Today, the same old battles wear new uniforms.

  • The United States is increasing tariffs, reshaping global supply chains almost overnight.

  • Visa costs are rising, forcing skilled workers, particularly from Asia and Africa, to rethink where they can live and work.

  • Boycotts against brands, products, or even entire nations have become common, often driven by social media sentiment.

  • Services and technologies are denied based on geography, cutting off entire regions from growth opportunities.

Trade has turned into a weapon. A weapon capable of destabilizing economies, industries, and livelihoods at massive scale. And unlike traditional wars, these battles are waged not with soldiers but with businessmen, policymakers, and boardrooms practicing their own version of The Art of War.

The Cascading Cost of Trade Wars

Every new tariff, boycott, or restriction creates a ripple effect:

  • Farmers lose markets for their produce.

  • Manufacturers lose access to raw materials.

  • Employees lose jobs when plants shut down.

  • Consumers pay higher prices for daily essentials.

The world has become so tightly interwoven that a single trade policy decision in Washington or Beijing can unsettle a farmer in Africa, a factory in India, or a start-up in Europe.

The Case for Independence

If this is the new world order, then leaders, whether of nations, organizations, or communities, Must rethink dependence. The old strategy of leaning heavily on a single partner, supplier, or market is no longer just risky; it is reckless.

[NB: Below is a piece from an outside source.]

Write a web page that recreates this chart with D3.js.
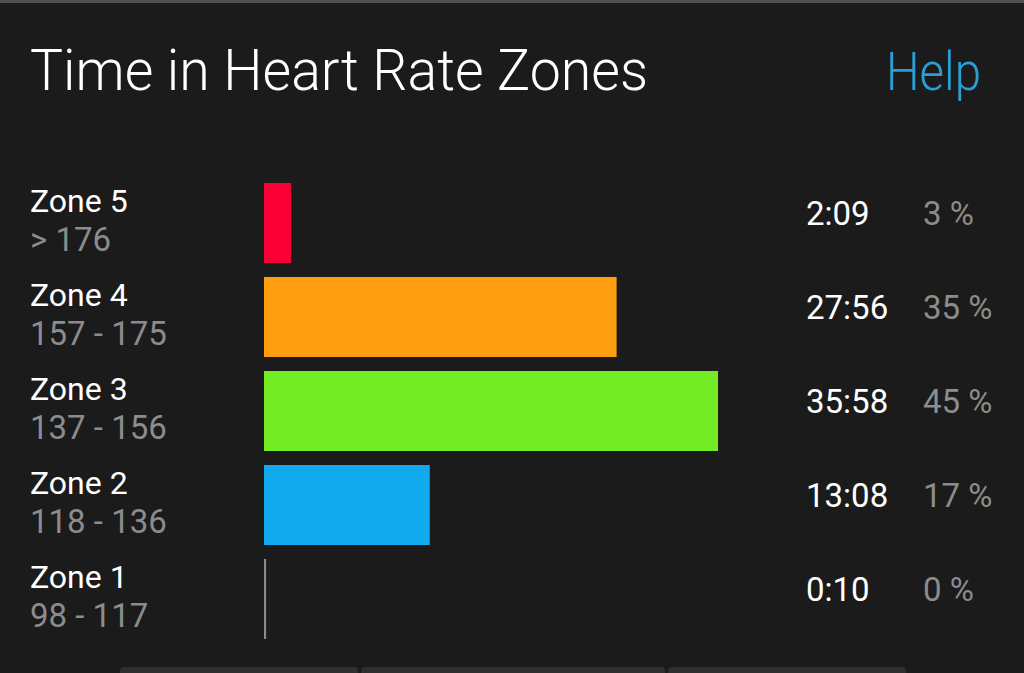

What’s the alternative? Build independence.

  • Strengthen local produce and raw material chains to secure basic needs.
  • Develop unique, tradeable resources that create leverage in negotiations.
  • Diversify partnerships across regions, industries, and domains to avoid concentration risk.

Take India as an example. It is not just a country. It is a subcontinent with immense natural wealth, cultural capital, and one of the world’s largest untapped consumer markets. Yet, for decades, both local businesses and foreign partners have underutilized this potential. Instead of relying on one global giant for survival, why not unlock the power within such vast resources?

Beyond Dependence, Towards Resilience

Trade will always be necessary—no country can or should close its borders entirely. But the key is not dependence, it is resilience.
When communities produce what they can locally, when industries innovate unique exports, and when nations spread their trade networks wide instead of narrow, trade ceases to be a weapon. It becomes what it was meant to be: a bridge.

The world is at a crossroads. Will trade continue as an instrument of coercion, or can we reclaim it as a pathway to shared growth?

The answer lies not in distant superpowers but in local leadership, leaders who refuse to rent dependence and instead choose to own resilience.